The amount of water flowing to government-held areas in Iraq's western Anbar province has decreased drastically - a move that ISIS are using to impose pressure on Iraqi forces trying to recapture the province.
ISIS has gained control over Anbar and the province’s capital of Ramadi, Iraq’s second largest city, along with large swaths of land under their control in neighbouring Syria.
On Wednesday, ISIS militants closed the locks on a militant-held dam on the Euphrates River near Ramadi, reducing the flow downstream, thus threatening irrigation systems and water treatment plants in nearby areas controlled by troops and tribes opposed to the group.
If water levels drop significantly, ISIS militants could cross the Euphrates River on foot, according to Anbar councilman Taha Abdul-Ghani.
Residents in Khalidiya and Habaniya are reportedly suffering from shortages of drinking water and receive only two hours of water a day through their pipes because purification plants along the Euphrates river have all but shutdown due to already low water levels on account of the summer weather.
No impact has befallen the Shiite areas in central and southern Iraq, and water is being diverted to those areas from the Tigris River.

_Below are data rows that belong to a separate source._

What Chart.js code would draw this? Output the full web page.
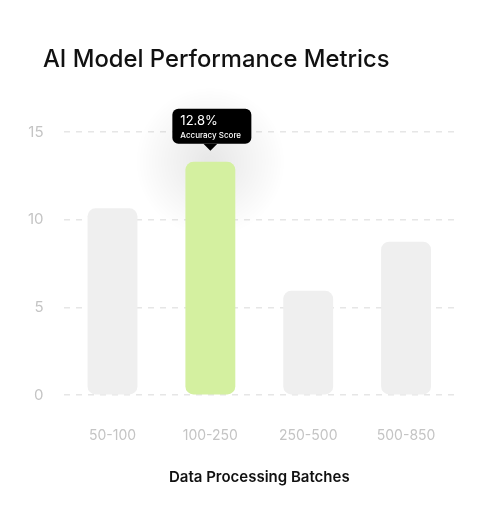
<!DOCTYPE html>
<html>
<head>
<meta charset="utf-8">
<script src="https://cdn.jsdelivr.net/npm/chart.js@4"></script>
<style>
  body { margin: 0; background: #fff; font-family: Inter, sans-serif; }
  #wrap { position: relative; width: 482px; height: 510px; }
  #title { position: absolute; left: 43px; top: 44px; font-size: 23.8px; color: #111; font-weight: 500; }
</style>
</head>
<body>
<div id="wrap">
  <div id="title">AI Model Performance Metrics</div>
  <canvas id="chart" width="482" height="510"></canvas>
</div>
<script>
"use strict"

const categories = ["50-100", "100-250", "250-500", "500-850"];
const values = [10.65, 13.3, 5.95, 8.75];
const highlightIndex = 1;
const tooltipValue = "12.8%";
const tooltipLabel = "Accuracy Score";

// glow + callout over the highlighted bar
const calloutPlugin = {
  id: 'callout',
  beforeDatasetsDraw(chart) {
    const bar = chart.getDatasetMeta(0).data[highlightIndex];
    const ctx = chart.ctx;
    ctx.save();
    const g = ctx.createRadialGradient(bar.x, bar.y, 5, bar.x, bar.y, 75);
    g.addColorStop(0, 'rgba(0,0,0,0.09)');
    g.addColorStop(1, 'rgba(0,0,0,0)');
    ctx.fillStyle = g;
    ctx.fillRect(bar.x - 80, bar.y - 80, 160, 160);
    ctx.restore();
  },
  afterDatasetsDraw(chart) {
    const bar = chart.getDatasetMeta(0).data[highlightIndex];
    const ctx = chart.ctx;
    const w = 79, h = 35, tip = bar.y - 11;
    const x = bar.x - 38, y = tip - 7 - h;
    ctx.save();
    ctx.fillStyle = '#000';
    ctx.beginPath();
    ctx.roundRect(x, y, w, h, 6);
    ctx.fill();
    ctx.beginPath();
    ctx.moveTo(bar.x - 7, y + h);
    ctx.lineTo(bar.x + 7, y + h);
    ctx.lineTo(bar.x, tip);
    ctx.closePath();
    ctx.fill();
    ctx.fillStyle = '#fff';
    ctx.textBaseline = 'alphabetic';
    ctx.font = '13px Inter';
    ctx.fillText(tooltipValue, x + 8, y + 16);
    ctx.font = '500 8px Inter';
    ctx.fillText(tooltipLabel, x + 8, y + 29);
    ctx.restore();
  }
};

new Chart(document.getElementById('chart'), {
  type: 'bar',
  data: {
    labels: categories,
    datasets: [{
      data: values,
      backgroundColor: values.map((v, i) => i === highlightIndex ? '#d4f0a0' : '#efefef'),
      borderRadius: 8,
      borderSkipped: false,
      barPercentage: 0.51,
      categoryPercentage: 1
    }]
  },
  options: {
    responsive: false,
    animation: false,
    layout: { padding: { top: 132, right: 27, left: 8, bottom: 24 } },
    plugins: { legend: { display: false }, tooltip: { enabled: false } },
    scales: {
      x: {
        grid: { display: false },
        border: { display: false },
        ticks: { color: '#c4c4c4', font: { family: 'Inter', size: 14 }, padding: 24 },
        title: { display: true, text: 'Data Processing Batches', color: '#111',
                 font: { family: 'Inter', size: 15, weight: '600' }, padding: { top: 0, bottom: 0 } }
      },
      y: {
        min: 0, max: 15,
        grid: { color: '#e6e6e6', lineWidth: 1.5, drawTicks: false },
        border: { display: false, dash: [6, 6] },
        ticks: { stepSize: 5, color: '#c4c4c4', font: { family: 'Inter', size: 15 }, padding: 20 }
      }
    }
  },
  plugins: [calloutPlugin]
});
</script>
</body>
</html>
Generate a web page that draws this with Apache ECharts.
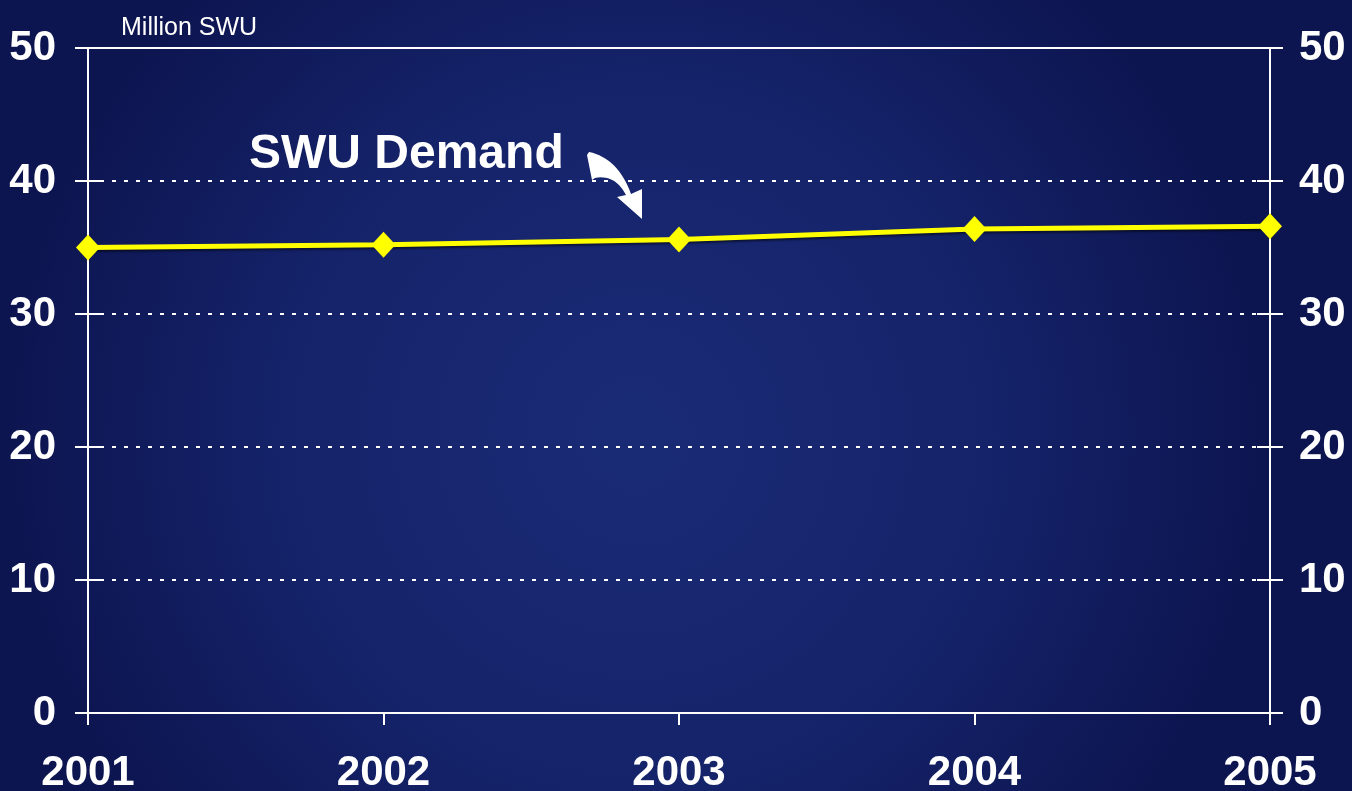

Iraqi Prime Minister Haider al-Abadi pushed forward his case at a conference in Paris, calling for more support to fight the militant group, asking for more armament and ammunition. "We're relying on ourselves, but fighting is very hard this way," al-Abadi said before the conference on Tuesday.
ISIS militants took control over the Mosul Dam, which is the largest in Iraq, and threatened to flood Baghdad and other major cities, but Iraqi and Kurdish forces backed by US air strikes later recaptured the facility.